A device (100) comprising:
a side wall (102) including an upper region and a lower region,

a base (150) engaged with the lower region of the side wall (102), and

an upper surface (106) extending from the upper region of the side wall (102) to form an upper recess (104), wherein the upper surface (106) includes an aperture (108);

a projection screen (110) extending upwardly from in the upper surface (106), and

a first source of light (120) positioned below the upper surface (106), wherein the first source of light (120) projects light through the aperture (108) onto the projection screen (110);

a second source of light (130) positioned below the upper surface (106), wherein the second source of light (130) projects light through the aperture (108) onto the projection screen (130); and

circuitry electrically (170) connected to the first source of light (120) and the second source of light (130), wherein the circuitry (170) independently controls intensities of the light projected by the first source of light (120) and the second source of light (130) onto the projection screen (110)

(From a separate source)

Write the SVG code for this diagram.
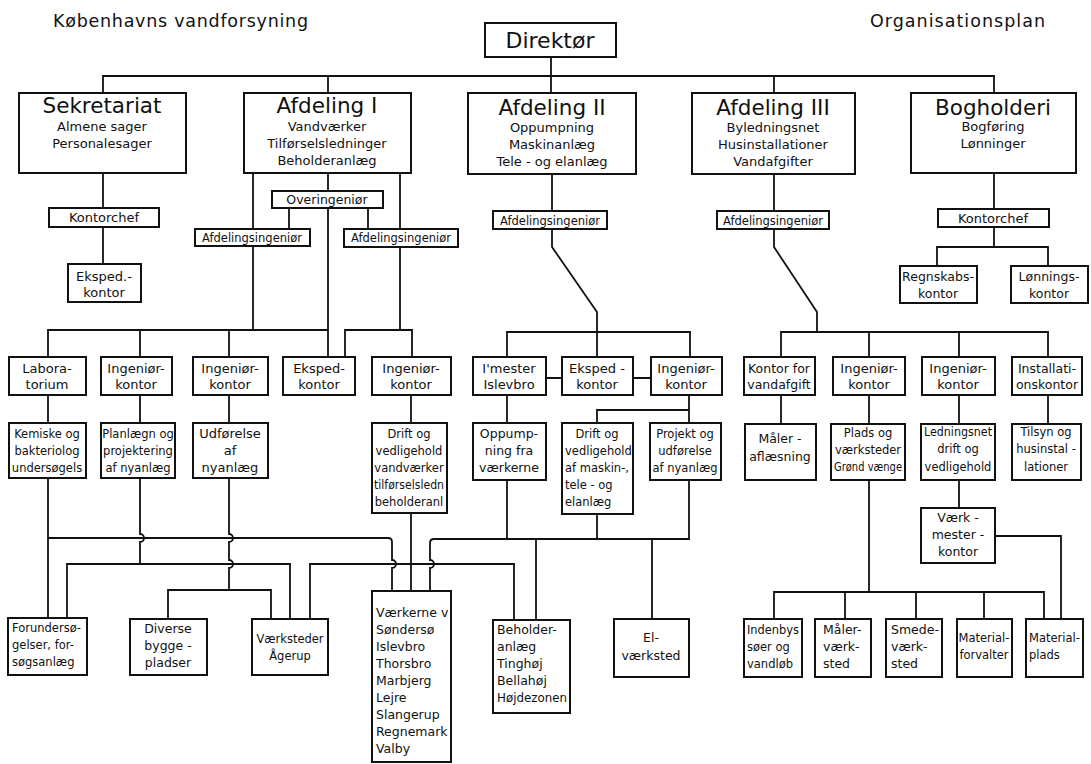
<svg xmlns="http://www.w3.org/2000/svg" width="1091" height="764" viewBox="0 0 1091 764">
<style>
.bx{fill:#fff;stroke:#111;stroke-width:2}
.c{fill:none;stroke:#111;stroke-width:1.8}
text{font-family:"DejaVu Sans","Liberation Sans",sans-serif;fill:#111}
.m{text-anchor:middle}
.hd{font-size:17.5px}
.h{font-size:21.5px}
.s{font-size:13px}
.r{font-size:12.5px}
.q{font-size:11.5px}
</style>
<rect width="1091" height="764" fill="#fff"/>
<g id="headers">
<text class="hd" x="53" y="27" textLength="255" lengthAdjust="spacing">Københavns vandforsyning</text>
<text class="hd" x="870" y="27" textLength="175" lengthAdjust="spacing">Organisationsplan</text>
</g>
<g id="connectors" class="c">
<path d="M551,57V93M103,93V76H994V93M328,76V93M774,76V93"/>
<path d="M103,173V208M103,227V264"/>
<path d="M253,173V229M328,173V191M400,174V229M289,208V229M368,208V229M328,208V357"/>
<path d="M253,246V330M48,357V330H328M140,330V357M229,330V357"/>
<path d="M400,247V330M345,357V330H412V357"/>
<path d="M552,174V211M552,229V247L597,312V357M507,357V332H690V357M546,378H562M633,378H651"/>
<path d="M774,174V211M774,229V247L817,312V332M781,357V332H1048V357M869,332V357M959,332V357"/>
<path d="M994,173V209M994,227V247M937,266V247H1048V266"/>
<path d="M48,395V423M140,395V423M229,395V423M411,395V423M507,395V423M689,395V423M689,410H597V423"/>
<path d="M781,395V424M869,395V424M959,395V424M1048,395V424M959,480V508"/>
<path d="M48,478V618M48,538H388Q392,538 392,542V560a4,4 0 0 1 0,8V591"/>
<path d="M140,478V534a4,4 0 0 1 0,8V564M67,618V564H290V619"/>
<path d="M229,478V534a4,4 0 0 1 0,8V560a4,4 0 0 1 0,8V590M168,619V590H271V619"/>
<path d="M411,513V591M310,619V564H514V620"/>
<path d="M689,480V539H434Q430,539 430,543V560a4,4 0 0 1 0,8V591M507,480V539M597,514V539M536,539V620M652,539V619"/>
<path d="M869,480V592M774,619V592H1044V619M845,592V619M916,592V619M984,592V619M995,536H1061V619"/>
</g>
<g id="direktor"><rect class="bx" x="485" y="23" width="131" height="34"/><text class="m" style="font-size:22px" x="550" y="48">Direktør</text></g>
<g id="sekretariat"><rect class="bx" x="19" y="93" width="167" height="80"/><text class="m h" x="102" y="113">Sekretariat</text><text class="m s" x="102" y="131">Almene sager</text><text class="m s" x="102" y="148">Personalesager</text></g>
<g id="afd1"><rect class="bx" x="244" y="93" width="167" height="80"/><text class="m h" x="327" y="113">Afdeling I</text><text class="m s" x="327" y="131">Vandværker</text><text class="m s" x="327" y="148">Tilførselsledninger</text><text class="m s" x="327" y="165">Beholderanlæg</text></g>
<g id="afd2"><rect class="bx" x="468" y="93" width="168" height="81"/><text class="m h" x="552" y="115">Afdeling II</text><text class="m s" x="552" y="132">Oppumpning</text><text class="m s" x="552" y="149">Maskinanlæg</text><text class="m s" x="552" y="166">Tele - og elanlæg</text></g>
<g id="afd3"><rect class="bx" x="692" y="93" width="163" height="81"/><text class="m h" x="773" y="115">Afdeling III</text><text class="m s" x="773" y="132">Byledningsnet</text><text class="m s" x="773" y="149">Husinstallationer</text><text class="m s" x="773" y="166">Vandafgifter</text></g>
<g id="bogholderi"><rect class="bx" x="911" y="93" width="165" height="80"/><text class="m h" x="993" y="115">Bogholderi</text><text class="m s" x="993" y="131">Bogføring</text><text class="m s" x="993" y="148">Lønninger</text></g>
<g id="kontorchef1"><rect class="bx" x="49" y="208" width="110" height="19"/><text class="m s" x="104" y="222">Kontorchef</text></g>
<g id="eksped-sek"><rect class="bx" x="68" y="264" width="73" height="38"/><text class="m s" x="104" y="281">Eksped.-</text><text class="m s" x="104" y="297">kontor</text></g>
<g id="overingenior"><rect class="bx" x="272" y="191" width="111" height="17"/><text class="m r" x="327" y="204">Overingeniør</text></g>
<g id="afding1a"><rect class="bx" x="195" y="229" width="115" height="17"/><text class="m q" x="252" y="242">Afdelingsingeniør</text></g>
<g id="afding1b"><rect class="bx" x="344" y="229" width="114" height="18"/><text class="m q" x="401" y="242">Afdelingsingeniør</text></g>
<g id="afding2"><rect class="bx" x="493" y="211" width="114" height="18"/><text class="m q" x="550" y="225">Afdelingsingeniør</text></g>
<g id="afding3"><rect class="bx" x="717" y="211" width="112" height="18"/><text class="m q" x="773" y="225">Afdelingsingeniør</text></g>
<g id="kontorchef2"><rect class="bx" x="938" y="209" width="111" height="18"/><text class="m s" x="993" y="223">Kontorchef</text></g>
<g id="regnskabs"><rect class="bx" x="900" y="266" width="77" height="37"/><text class="m r" x="938" y="281">Regnskabs-</text><text class="m r" x="938" y="298">kontor</text></g>
<g id="lonnings"><rect class="bx" x="1011" y="266" width="77" height="37"/><text class="m r" x="1049" y="281">Lønnings-</text><text class="m r" x="1049" y="298">kontor</text></g>
<g id="laboratorium"><rect class="bx" x="9" y="357" width="77" height="38"/><text class="m s" x="47" y="373">Labora-</text><text class="m s" x="47" y="389">torium</text></g>
<g id="ingkontor1"><rect class="bx" x="101" y="357" width="71" height="38"/><text class="m s" x="136" y="373">Ingeniør-</text><text class="m s" x="136" y="389">kontor</text></g>
<g id="ingkontor2"><rect class="bx" x="193" y="357" width="75" height="38"/><text class="m s" x="230" y="373">Ingeniør-</text><text class="m s" x="230" y="389">kontor</text></g>
<g id="eksped1"><rect class="bx" x="283" y="357" width="72" height="38"/><text class="m s" x="319" y="373">Eksped-</text><text class="m s" x="319" y="389">kontor</text></g>
<g id="ingkontor3"><rect class="bx" x="372" y="357" width="79" height="38"/><text class="m s" x="411" y="373">Ingeniør-</text><text class="m s" x="411" y="389">kontor</text></g>
<g id="imester"><rect class="bx" x="473" y="357" width="73" height="38"/><text class="m s" x="509" y="373">I'mester</text><text class="m s" x="509" y="389">Islevbro</text></g>
<g id="eksped2"><rect class="bx" x="562" y="357" width="71" height="38"/><text class="m s" x="597" y="373">Eksped -</text><text class="m s" x="597" y="389">kontor</text></g>
<g id="ingkontor4"><rect class="bx" x="651" y="357" width="71" height="38"/><text class="m s" x="686" y="373">Ingeniør-</text><text class="m s" x="686" y="389">kontor</text></g>
<g id="vandafgift"><rect class="bx" x="744" y="357" width="71" height="38"/><text class="m r" x="779" y="373">Kontor for</text><text class="m r" x="779" y="389">vandafgift</text></g>
<g id="ingkontor5"><rect class="bx" x="833" y="357" width="72" height="38"/><text class="m s" x="869" y="373">Ingeniør-</text><text class="m s" x="869" y="389">kontor</text></g>
<g id="ingkontor6"><rect class="bx" x="922" y="357" width="73" height="38"/><text class="m s" x="958" y="373">Ingeniør-</text><text class="m s" x="958" y="389">kontor</text></g>
<g id="installation"><rect class="bx" x="1012" y="357" width="70" height="38"/><text class="m r" x="1047" y="373">Installati-</text><text class="m r" x="1047" y="389">onskontor</text></g>
<g id="kemiske"><rect class="bx" x="9" y="423" width="77" height="55"/><text class="m q" x="47" y="438">Kemiske og</text><text class="m q" x="47" y="455">bakteriolog</text><text class="m q" x="47" y="472">undersøgels</text></g>
<g id="planlaegn"><rect class="bx" x="101" y="423" width="74" height="55"/><text class="m q" x="138" y="438">Planlægn og</text><text class="m q" x="138" y="455">projektering</text><text class="m q" x="138" y="472">af nyanlæg</text></g>
<g id="udforelse"><rect class="bx" x="193" y="423" width="75" height="55"/><text class="m s" x="230" y="438">Udførelse</text><text class="m s" x="230" y="455">af</text><text class="m s" x="230" y="472">nyanlæg</text></g>
<g id="drift-vv"><rect class="bx" x="372" y="423" width="75" height="90"/><text class="m q" x="409" y="438">Drift og</text><text class="m q" x="409" y="455">vedligehold</text><text class="m q" x="409" y="472">vandværker</text><text class="m q" x="409" y="489" textLength="70" lengthAdjust="spacingAndGlyphs">tilførselsledn</text><text class="m q" x="409" y="506">beholderanl</text></g>
<g id="oppumpning"><rect class="bx" x="473" y="423" width="73" height="57"/><text class="m r" x="509" y="438">Oppump-</text><text class="m r" x="509" y="455">ning fra</text><text class="m r" x="509" y="472">værkerne</text></g>
<g id="drift-maskin"><rect class="bx" x="562" y="423" width="71" height="91"/><text class="m q" x="597" y="438">Drift og</text><text class="q" x="565" y="455">vedligehold</text><text class="q" x="565" y="472">af maskin-,</text><text class="q" x="565" y="489">tele - og</text><text class="q" x="565" y="506">elanlæg</text></g>
<g id="projekt"><rect class="bx" x="650" y="423" width="71" height="57"/><text class="m q" x="685" y="438">Projekt og</text><text class="m q" x="685" y="455">udførelse</text><text class="m q" x="685" y="472">af nyanlæg</text></g>
<g id="maleraflaesning"><rect class="bx" x="745" y="424" width="71" height="56"/><text class="m r" x="780" y="443">Måler -</text><text class="m r" x="780" y="461">aflæsning</text></g>
<g id="plads"><rect class="bx" x="831" y="424" width="74" height="56"/><text class="m q" x="868" y="437">Plads og</text><text class="m q" x="868" y="454">værksteder</text><text class="m q" x="868" y="471" textLength="68" lengthAdjust="spacingAndGlyphs">Grønd vænge</text></g>
<g id="ledningsnet"><rect class="bx" x="921" y="424" width="74" height="56"/><text class="m q" x="958" y="436" textLength="68" lengthAdjust="spacingAndGlyphs">Ledningsnet</text><text class="m q" x="958" y="453">drift og</text><text class="m q" x="958" y="471">vedligehold</text></g>
<g id="tilsyn"><rect class="bx" x="1012" y="424" width="69" height="56"/><text class="m q" x="1046" y="436">Tilsyn og</text><text class="m q" x="1046" y="453">husinstal -</text><text class="m q" x="1046" y="471">lationer</text></g>
<g id="vaerkmester"><rect class="bx" x="921" y="508" width="74" height="55"/><text class="m r" x="958" y="522">Værk -</text><text class="m r" x="958" y="539">mester -</text><text class="m r" x="958" y="556">kontor</text></g>
<g id="forundersogelser"><rect class="bx" x="8" y="618" width="79" height="57"/><text class="q" x="12" y="632">Forundersø-</text><text class="q" x="12" y="649">gelser, for-</text><text class="q" x="12" y="666">søgsanlæg</text></g>
<g id="diverse"><rect class="bx" x="130" y="619" width="77" height="56"/><text class="m r" x="168" y="633">Diverse</text><text class="m r" x="168" y="650">bygge -</text><text class="m r" x="168" y="667">pladser</text></g>
<g id="vaerksteder-agerup"><rect class="bx" x="252" y="619" width="76" height="56"/><text class="m q" x="290" y="643">Værksteder</text><text class="m q" x="290" y="660">Ågerup</text></g>
<g id="vaerkerne"><rect class="bx" x="372" y="591" width="79" height="171"/><text class="r" x="376" y="617">Værkerne v</text><text class="r" x="376" y="634">Søndersø</text><text class="r" x="376" y="651">Islevbro</text><text class="r" x="376" y="668">Thorsbro</text><text class="r" x="376" y="685">Marbjerg</text><text class="r" x="376" y="702">Lejre</text><text class="r" x="376" y="719">Slangerup</text><text class="r" x="376" y="736">Regnemark</text><text class="r" x="376" y="753">Valby</text></g>
<g id="beholderanlaeg"><rect class="bx" x="493" y="620" width="77" height="93"/><text class="r" x="497" y="634">Beholder-</text><text class="r" x="497" y="651">anlæg</text><text class="r" x="497" y="668">Tinghøj</text><text class="r" x="497" y="685">Bellahøj</text><text class="r" x="497" y="702" textLength="70" lengthAdjust="spacingAndGlyphs">Højdezonen</text></g>
<g id="elvaerksted"><rect class="bx" x="614" y="619" width="75" height="58"/><text class="m r" x="651" y="642">El-</text><text class="m r" x="651" y="660">værksted</text></g>
<g id="indenbys"><rect class="bx" x="744" y="619" width="58" height="58"/><text class="q" x="747" y="634" textLength="52" lengthAdjust="spacingAndGlyphs">Indenbys</text><text class="q" x="747" y="651">søer og</text><text class="q" x="747" y="668">vandløb</text></g>
<g id="maalervaerksted"><rect class="bx" x="815" y="619" width="56" height="58"/><text class="r" x="823" y="634">Måler-</text><text class="r" x="823" y="651">værk-</text><text class="r" x="823" y="668">sted</text></g>
<g id="smedevaerksted"><rect class="bx" x="886" y="619" width="56" height="58"/><text class="r" x="891" y="634">Smede-</text><text class="r" x="891" y="651">værk-</text><text class="r" x="891" y="668">sted</text></g>
<g id="materialforvalter"><rect class="bx" x="957" y="619" width="55" height="58"/><text class="m q" x="984" y="642">Material-</text><text class="m q" x="984" y="659">forvalter</text></g>
<g id="materialplads"><rect class="bx" x="1026" y="619" width="57" height="58"/><text class="q" x="1029" y="642">Material-</text><text class="q" x="1029" y="659">plads</text></g>
</svg>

characterized in that the position of the projection screen (110) is fixed with respect to the position of the upper surface (106) so that the projection screen (110) does not move in physical space.
The device of claim 1, characterized in that positions of the first source of light (120) and the second source of light (130) are fixed with respect to the position of the projection screen (110).
The device of claim 1, characterized in that the projection screen (110) is flat.
The device of claim 1, characterized in that the projection screen (110) includes a concavity.
The device of claim 1, characterized in that the projection screen (110) comprises a flame shape.
The device of claim 1, characterized in that the projection screen (110) includes a convexity.
The device of claim 1, characterized in that:
the projection screen (110) includes a primary plane;

the first source of light (120) emits light including a beam axis and a beam width;

the beam axis of the first source of light (120) intersects the primary plane of the projection screen (110) at an angle between 20° to 40°;

the second source of light (130) emits light including a beam axis and a beam width; and

the beam axis of the second source of light (130) intersects the primary plane of the projection screen at an angle between 20° to 40°.
The device of claim 7, characterized in that:
the beam width of the light emitted by the first source of light (120) is between 30° to 35°; and

the beam width of the light emitted by the second source of light (130) is between 30° to 35°.
The device of claim 1, characterized in that:
the first source of light (120) is positioned to project light through the aperture (108) onto a front side of the projection screen (110); and

the second source of light (130) is positioned to project light through the aperture (108) onto a back side of the projection screen (110).
The device of claim 9, wherein the projection screen (110) comprises a translucent material that allows light from the first source of light (120) to penetrate to the back side of the projection screen (110) and allows light from the second source of light (130) to penetrate to the front side of the projection screen (110).
The device of claim 1, characterized in that the projection screen (110) is rigid.
The device of claim 11, characterized in that the projection screen (110) comprises plastic.
The device of claim 1, characterized in that:
the first source of light (120) is positioned to project light onto a front side of the projection screen (110) in a first area (122);

the second source of light (130) is positioned to project light onto the front side of the projection screen (110) in a second area (132); and

the second area (132) is different than the first area (122).
The device of claim 13, characterized in that a portion of the first area (122) overlaps a portion of the second area (132).